Powerless
- Author: Lauren Roberts
- Publisher: Simon & Schuster
- Publication date: November 7, 2023
- ISBN: 979-8-987-38040-6

= Powerless (novel) =

Novel by Lauren Roberts

Powerless is a 2023 young adult romantic fantasy novel written by American author Lauren Roberts. Roberts originally self-published the book to Barnes & Noble Press and Amazon's Kindle Direct Publishing services.

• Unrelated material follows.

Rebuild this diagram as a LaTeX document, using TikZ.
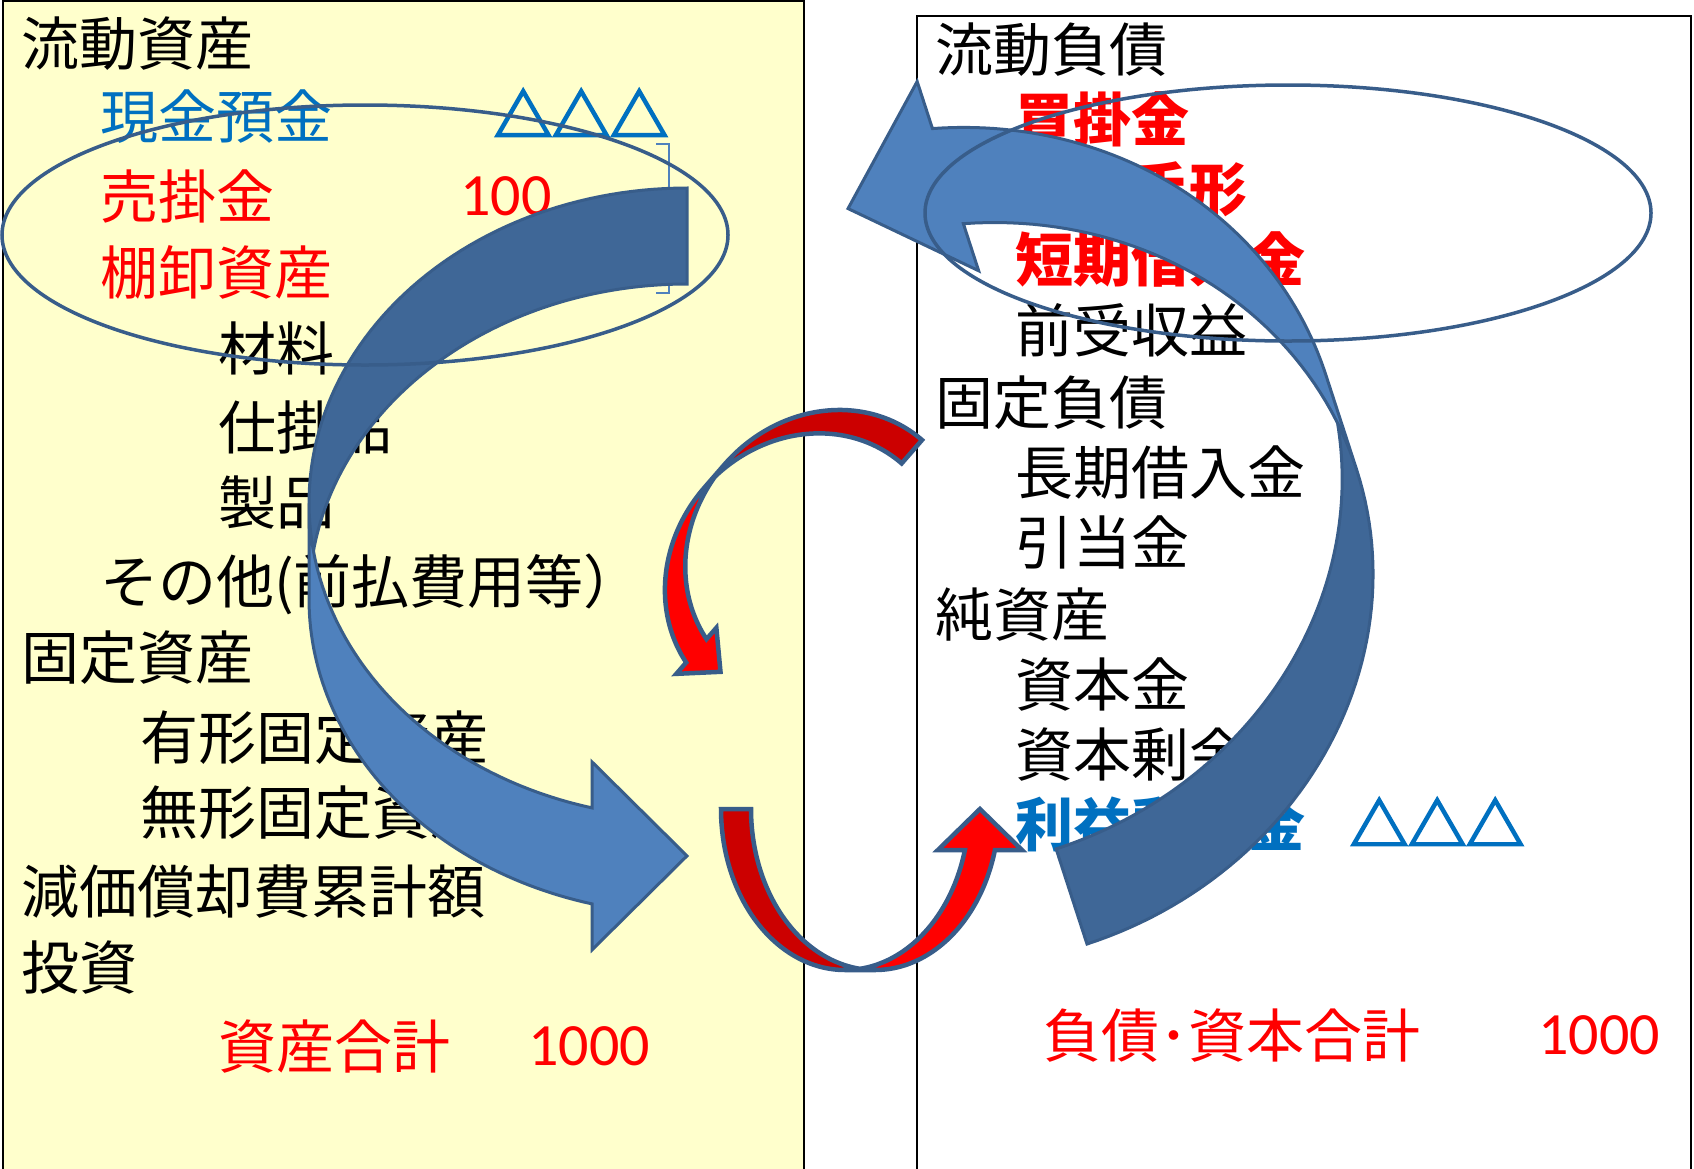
\documentclass[tikz,border=0pt]{standalone}
\usepackage{fontspec}
\newfontfamily\jp{Noto Sans CJK JP}
\newfontfamily\trif[FakeBold=4]{Noto Sans CJK JP}
\newfontfamily\numf{Carlito}
\usetikzlibrary{shapes.geometric}
\definecolor{boxyellow}{HTML}{FFFFCC}
\definecolor{txtblue}{HTML}{0070C0}
\definecolor{txtred}{HTML}{FF0000}
\definecolor{arrlight}{HTML}{4F81BD}
\definecolor{arrdark}{HTML}{3F6797}
\definecolor{arrline}{HTML}{385D8A}
\definecolor{redlight}{HTML}{FF0000}
\definecolor{reddark}{HTML}{CC0000}
\tikzset{
  lbl/.style={anchor=base west, inner sep=0pt, font=\jp\fontsize{58}{60}\selectfont},
  lblb/.style={anchor=base west, inner sep=0pt, font=\jp\bfseries\fontsize{58}{60}\selectfont},
  tri/.style={anchor=base west, inner sep=0pt, font=\trif\fontsize{58}{60}\selectfont},
  num/.style={anchor=base west, inner sep=0pt, font=\numf\fontsize{60}{62}\selectfont},
  bluelightfill/.style={fill=arrlight},
  bluedarkfill/.style={fill=arrdark},
  blueedge/.style={draw=arrline, line width=3pt},
  redlightfill/.style={fill=redlight},
  reddarkfill/.style={fill=reddark},
  rededge/.style={draw=arrline, line width=4.5pt},
  oval/.style={ellipse, draw=arrline, line width=3.5pt, inner sep=0pt, minimum width=726pt},
}
% #1 x, #2 y (tail outer point), #3 rotation, #4 w, #5 hR, #6 th, #7 ah, #8 aw, #9 palette
\newcommand{\CurvedArr}[9]{%
  \begin{scope}[shift={(#1,#2)}, rotate=#3]
    \pgfmathsetmacro\CAw{#4}
    \pgfmathsetmacro\CAh{#5}
    \pgfmathsetmacro\CAt{#6}
    \pgfmathsetmacro\CAa{#7}
    \pgfmathsetmacro\CAaw{#8}
    \pgfmathsetmacro\CAtf{180-acos(\CAa/\CAw)}
    \pgfmathsetmacro\CAyf{\CAh+\CAh*sin(\CAtf)}
    \pgfmathsetmacro\CAys{\CAyf+\CAt}
    \pgfmathsetmacro\CAdh{(\CAaw-\CAt)/2}
    \pgfmathsetmacro\CAyfour{\CAyf-\CAdh}
    \pgfmathsetmacro\CAyeight{\CAys+\CAdh}
    \pgfmathsetmacro\CAysix{(\CAyfour+\CAyeight)/2}
    \pgfmathsetmacro\CAti{180-asin(\CAt/(2*\CAh))}
    \pgfmathsetmacro\CAtib{180+asin(\CAt/(2*\CAh))}
    \fill[#9lightfill] plot[domain=180:\CAtf, samples=60] ({\CAw*cos(\x)}, {\CAh+\CAh*sin(\x)})
      -- (-\CAa,\CAyfour) -- (0,\CAysix) -- (-\CAa,\CAyeight)
      -- plot[domain=\CAtf:180, samples=60] ({\CAw*cos(\x)}, {\CAh+\CAt+\CAh*sin(\x)}) -- cycle;
    \fill[#9darkfill] plot[domain=270:\CAti, samples=80] ({\CAw*cos(\x)}, {\CAh+\CAh*sin(\x)})
      -- plot[domain=\CAtib:270, samples=80] ({\CAw*cos(\x)}, {\CAh+\CAt+\CAh*sin(\x)}) -- cycle;
    \draw[#9edge] plot[domain=\CAtib:270, samples=80] ({\CAw*cos(\x)}, {\CAh+\CAt+\CAh*sin(\x)})
      -- (0,0)
      -- plot[domain=270:\CAtf, samples=100] ({\CAw*cos(\x)}, {\CAh+\CAh*sin(\x)})
      -- (-\CAa,\CAyfour) -- (0,\CAysix) -- (-\CAa,\CAyeight)
      -- plot[domain=\CAtf:180, samples=60] ({\CAw*cos(\x)}, {\CAh+\CAt+\CAh*sin(\x)})
      -- (-\CAw,\CAh);
  \end{scope}}
\begin{document}
\begin{tikzpicture}[x=1pt,y=-1pt]
\useasboundingbox (0,0) rectangle (1694,1168);
\fill[white] (0,0) rectangle (1694,1168);
% panels
\draw[fill=boxyellow, draw=black, line width=1.5pt] (3,1) rectangle (804,1185);
\draw[fill=white, draw=black, line width=1.5pt] (917,16) rectangle (1691,1185);
% left texts
\node[lbl] (a1) at (21,65) {流動資産};
\node[lbl, txtblue] (a2) at (100,138) {現金預金};
\node[tri, txtblue] (a2v) at (494,137) {△△△};
\node[lbl, txtred] (a3) at (100,218) {売掛金};
\node[num, txtred] (a3v) at (460,215) {100};
\node[lbl, txtred] (a4) at (100,294) {棚卸資産};
\node[lbl] (a5) at (218,370) {材料};
\node[lbl] (a6) at (218,449) {仕掛品};
\node[lbl] (a7) at (218,524) {製品};
\node[lbl] (a8) at (100,603) {その他(前払費用等）};
\node[lbl] (a9) at (21,679) {固定資産};
\node[lbl] (a10) at (140,759) {有形固定資産};
\node[lbl] (a11) at (140,834) {無形固定資産};
\node[lbl] (a12) at (21,913) {減価償却費累計額};
\node[lbl] (a13) at (21,989) {投資};
\node[lbl, txtred] (a14) at (218,1068) {資産合計};
\node[num, txtred] (a14v) at (528,1065) {1000};
% right texts
\node[lbl] (b1) at (935,71) {流動負債};
\node[lblb, txtred] (b2) at (1015,141) {買掛金};
\node[lblb, txtred] (b3) at (1015,211) {支払手形};
\node[lblb, txtred] (b4) at (1015,281) {短期借入金};
\node[lbl] (b5) at (1015,352) {前受収益};
\node[lbl] (b6) at (935,424) {固定負債};
\node[lbl] (b7) at (1015,494) {長期借入金};
\node[lbl] (b8) at (1015,564) {引当金};
\node[lbl] (b9) at (935,636) {純資産};
\node[lbl] (b10) at (1015,706) {資本金};
\node[lbl] (b11) at (1015,776) {資本剰余金};
\node[lblb, txtblue] (b12) at (1015,846) {利益剰余金};
\node[tri, txtblue] (b12v) at (1350,846) {△△△};
\node[lbl, txtred] (b13) at (1043,1057) {負債･資本合計};
\node[num, txtred] (b13v) at (1538,1054) {1000};
% bracket
\draw[arrlight, line width=1.5pt] (656,144) -- (669,144) -- (669,293) -- (656,293);
% arrows
\CurvedArr{687}{188}{0}{378}{315}{96}{95}{188}{blue}
\CurvedArr{1087}{944}{198}{403}{368}{100}{105}{199}{blue}
\CurvedArr{922}{440}{-41}{133}{148}{31}{32}{61}{red}
\CurvedArr{721}{809}{90}{161}{124}{30}{41}{84}{red}
% ovals
\node[oval, minimum height=260pt] (ovalL) at (365,235) {};
\node[oval, minimum height=256pt] (ovalR) at (1288,213) {};
\end{tikzpicture}
\end{document}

Powerless is the first book in a five-part series: Powerless (2023), Powerful (2024), Reckless (2024), Fearless (2025), and Fearful (2025). Powerful and Fearful are novellas written from different points of view than the trilogy but take place at the same time as Powerless (for Powerful) and Fearless (for Fearful).

== Plot ==
This novel follows an 18 year old girl called Paedyn Gray, who is an Ordinary, a person without powers. The book also follows Kai Azer, the youngest of two princes of Ilya, who is a Wielder, an Elite who can sense and then use other Elites' powers. In the Kingdom of Ilya, where Paedyn and Kai live, society is split into two categories, Elites and Ordinaries. The Elites are powerful, while the Ordinaries are hunted and killed or banished from the kingdom, because many Elites believe them to carry an undetectable sickness that dwindles the Elites’ powers over time.

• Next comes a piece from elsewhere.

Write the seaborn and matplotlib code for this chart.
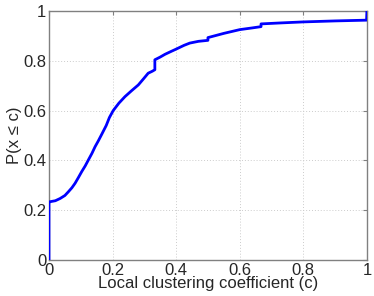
import matplotlib
matplotlib.use("Agg")
import matplotlib.pyplot as plt
import seaborn as sns
import pandas as pd

# CDF of local clustering coefficient
clustering = [0.0, 0.0, 0.003, 0.02, 0.035, 0.05, 0.061, 0.072, 0.082, 0.092, 0.103,
              0.114, 0.124, 0.135, 0.145, 0.155, 0.166, 0.18, 0.19, 0.202, 0.22,
              0.239, 0.26, 0.281, 0.297, 0.312, 0.325, 0.333, 0.333, 0.35, 0.365,
              0.385, 0.402, 0.425, 0.443, 0.47, 0.5, 0.5, 0.55, 0.6, 0.64, 0.667,
              0.667, 0.73, 0.8, 0.9, 0.999, 1.0]
cdf = [0.0, 0.232, 0.234, 0.238, 0.247, 0.259, 0.274, 0.29, 0.308, 0.33, 0.355,
       0.378, 0.402, 0.428, 0.455, 0.478, 0.505, 0.54, 0.572, 0.6, 0.63,
       0.656, 0.68, 0.703, 0.727, 0.75, 0.758, 0.764, 0.804, 0.815, 0.826,
       0.838, 0.848, 0.862, 0.871, 0.878, 0.882, 0.893, 0.91, 0.925, 0.932, 0.937,
       0.948, 0.952, 0.956, 0.96, 0.963, 1.0]

x_ticks = [0, 0.2, 0.4, 0.6, 0.8, 1]
y_ticks = [0, 0.2, 0.4, 0.6, 0.8, 1]
x_labels = ["0", "0.2", "0.4", "0.6", "0.8", "1"]
y_labels = ["0", "0.2", "0.4", "0.6", "0.8", "1"]

df = pd.DataFrame({"c": clustering, "p": cdf})

sns.set_style("white")
plt.rcParams["font.family"] = ["Liberation Sans", "DejaVu Sans"]

fig = plt.figure(figsize=(3.74, 2.96), dpi=100)
ax = fig.add_axes([0.131, 0.1216, 0.85, 0.8414])

sns.lineplot(data=df, x="c", y="p", sort=False, estimator=None, color="#0000ff",
             linewidth=2.0, ax=ax, zorder=3)

ax.set_xlim(0, 1)
ax.set_ylim(0, 1)
ax.set_xticks(x_ticks)
ax.set_xticklabels(x_labels)
ax.set_yticks(y_ticks)
ax.set_yticklabels(y_labels)
ax.grid(True, linestyle=(0, (1, 2)), color="#cccccc", linewidth=0.7)
for s in ax.spines.values():
    s.set_visible(True)
    s.set_color("#808080")
    s.set_linewidth(1.0)
ax.tick_params(axis="both", direction="in", length=3, color="#808080",
               labelsize=12, pad=2, top=True, right=True)
ax.set_xlabel("Local clustering coefficient (c)", fontsize=12, labelpad=-1)
ax.set_ylabel("P(x ≤ c)", fontsize=12, labelpad=1)

fig.savefig("out.png", dpi=100)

The King of Ilya believes the Ordinaries are abnormal and would ruin the kingdom's reputation. Every year, the kingdom holds a series of competitions called 'The Purging Trials'. In these 'Trials', nine chosen Elites battle each other to see who is the strongest and would come out on top. Paedyn saves the prince Kai’s life and becomes known as 'the Silver Savior' due to her silver hair. Because of this, she is chosen to compete in the Trials. Paedyn has to survive the Trials whilst also posing as an Elite Psychic.

== Background ==
Roberts began writing Powerless at age 18 and shared story updates with social media followers to request feedback on tropes.

Roberts originally self-published the book. It was then published by Simon & Schuster in 2023.

== Reception ==

=== Reviews ===
Reviewers critiqued Roberts's handling of difficult topics amidst a fantasy romance novel. Publishers Weekly discussed how "Roberts unevenly touches on themes of privilege and inequality via sometimes overly descriptive prose", as well as how "steamy romantic encounters" are juxtaposed against "heart-pounding action and gory violence". Despite Roberts's attempt to address common tropes, Kirkus Reviews found that novel to be "a lackluster and sometimes disturbing mishmash of overused tropes". They specifically compared Powerless to The Hunger Games, noting that Roberts's story isn't "bolstered by the original’s heart or worldbuilding logic". They also discussed "illogical leaps", "inconsistent characterizations", and "ableist language", which serve as a backdrop to "lighthearted romantic interludes".

=== Awards and honors ===
In 2023, Powerless won the Barnes and Noble YA Award, and was nominated for the Goodreads Choice Award for Readers' Favorite Young Adult Fantasy & Science Fiction.

Powerless was also a New York Times bestseller for 19 weeks. It topped the Australia top 10 YA, (young adult fiction), bestseller chart for several weeks. It was the highest selling children's title in the Australia book market for one week.

== Adaptations ==

=== Television ===
A television series adaptation of the Powerless series is in the works by Amazon.

=== Audiobook ===
The Powerless audiobook was released on 20 July 2023. It is narrated by Chase Brown and Cecily Bednar Schmidt. In total, it is about 17 hours and 45 minutes long.